Dictionary of National Biography, 1885-1900/Eddi
EDDI, ÆDDE, or EDDIUS (fl. 669), biographer, who assumed the name of Stephanus probably on taking orders, was brought into Northumbria by Bishop Wilfrith or Wilfrid when he returned from Canterbury in 669. His special work was to teach the Roman method of chanting in the Northumbrian churches; he acted as choirmaster of the diocese, and accordingly describes himself as ‘cantor’ (Eddius, c. xiv.). He was probably present at the synod of Onestrefeld, or Austerfield, in 702, in which Wilfrid was condemned, and accompanied him on his journey to Rome, whither he went to appeal against its decree. It has also been shown that there can be little doubt that he was an inmate of the monastery of Ripon in 709, when Wilfrid spent his last days there (Raine). At the request of Bishop Acca [q. v.], Abbot Tatberht, and the congregation of Ripon, he wrote a ‘Life of Wilfrid,’ a work in which he says his remembrance of the bishop was of great help to him.

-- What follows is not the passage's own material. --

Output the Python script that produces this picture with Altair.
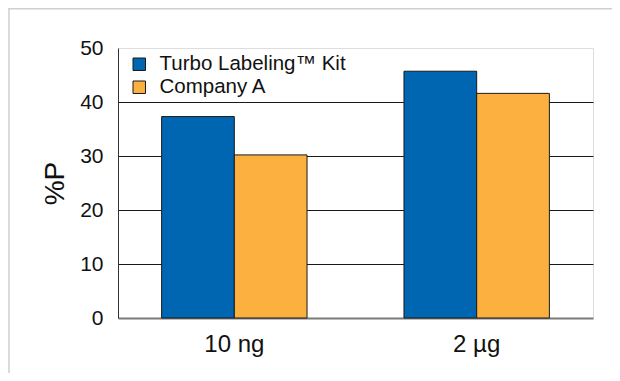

Although not written with any literary skill, and full of partisanship, it is a work of the highest interest and value, and was probably used by Bæda. The date of the last event it records is 710, and as it is reasonable to conclude that Eddi was at least twenty-five when he came into Northumbria, he must then have been fully sixty-six. The ‘Vita Wilfridi Episcopi auctore Eddio Stephano’ was used by William of Malmesbury (Gesta Pontificum); it is not included in the ‘Acta Sanctorum’ of the Bollandists, and was first printed by Mabillon in his ‘Acta SS. Ordinis S. Benedicti,’ vol. iv. pt. i. p. 631, from a transcript from the Cottonian MS., and later, with the help of a manuscript in the library of Salisbury Cathedral, by Gale in his ‘Scriptores XV,’ i. 38, and by Giles in ‘Vitæ Quorundam Sanctorum,’ Caxton Soc. The latest edition is in the ‘Historians of the Church of York,’ i. 1, Rolls Ser., with full introduction by James Raine.
[Vita Wilfridi auct. Eddio Stephano, Præf., c. xiv., see Introd. p. xxxi sq. (Rolls Ser.); Bædæ Hist. Eccl. iv. 2 (Engl. Hist. Soc.); William of Malmesbury's Gesta Pontificum, p. 210 (Rolls Ser.); Raine's Fasti Eboracenses, p. 62.]